I insist what I wanted so he had no choice but to go after.
The battle wasn't over as we walked out. I know what's going on while my head spins. I may well hear those who screamed for their desired 'fag band'. That was really loud that I am about to bloat... and the next thing he did is to hand me his hanky.
I returned home safely like a baby with her nanny. Then, I went upstairs without thinking how he will exit mom's interrogation. I slept as soon as I entered my room. I didn't even bother to think of my things.
Next morning, I woke up remembering my idiocy the night before. I smiled as I saw his hanky next to me. Then, I looked for my cam and phone. Present! It was there! Haha. But I can't find my glasses. Perhaps, I misplaced it somewhere.
Forgetting about the glasses, I still have my phone. So what I did next is to send him an apology note.
A day after, he replied but he's seemingly awkward. As it become constant...
But I can't turn the time back to correct my wrong doings. I just have to accept each upshot. Consequences as is.
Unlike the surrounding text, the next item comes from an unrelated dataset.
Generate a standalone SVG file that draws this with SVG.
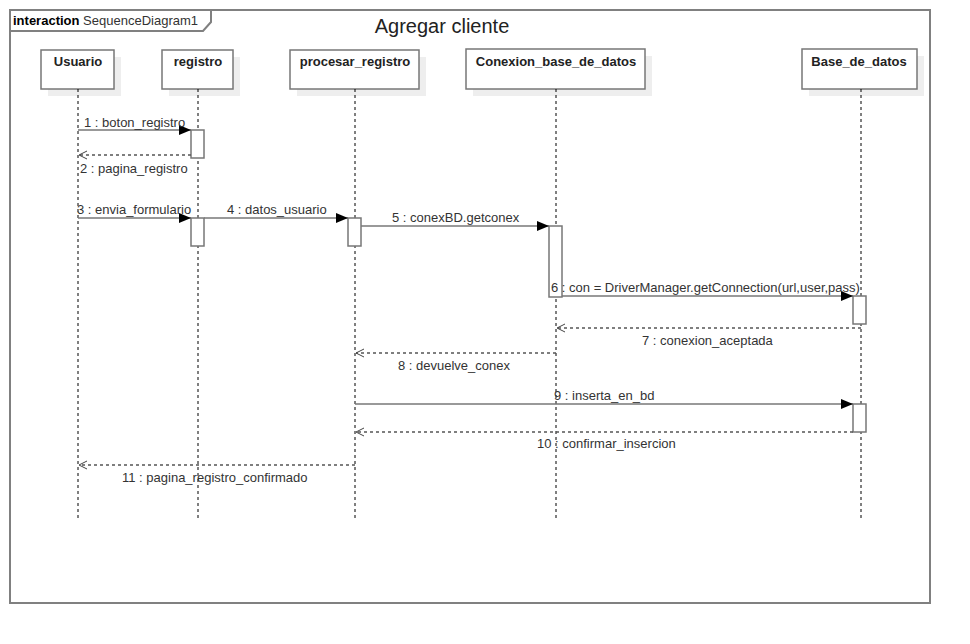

I act contrite though nothing happens.
I cry.
I rant.
I bleed.
I've been doing this for 15 days, and yes it's counting. It won't stop there as is. I know it won't. For as long as I feel the pain of yesterdays, the hanky will be tightly tied up in my wrist, with my heartbeat.
Maybe this is my destiny. To be able to know you that quick before you have to leave me that swift. That was nice. Sure it is. And though you're causing me pain, I'm still thankful for what our destiny did.
Next time, I promise not to drink again.
I promise not to drink again.
I promise not to drink again.
I promise not to drink again.
No, I won't be typing it 100x or more.
I'll try to stop here and type it for the last time, all in caps.
I PROMISE NOT TO DRINK AGAIN WHEN I AM SICK.
A pretty good pledge right?
Genie, I command you to do my wish as I have my vow!
"I'll be wishing that after this life, destiny may let us meet again."
Fuckshit.
It was like a... once upon a time without a happy ending.
myself.
(sellout here)
yea, i've been so disappointing with the thought of being just by myself now. how lame isn't it? yadah yadah yadah.. it's not for the heart's day you may be thinking. enough for that reason (for that'll be more lame).
i really don't care if i don't have any date on 14th. but if someone would ask me (wishing it's him), that'll be pleasingly all right.
couples are in demand when february comes
and it's already february.. really.
argh.
stupid thoughts.
well, i'm not being bitterly mad of what is.
and i got no subject with what i am writing.
i just have to write now to stop my ranting.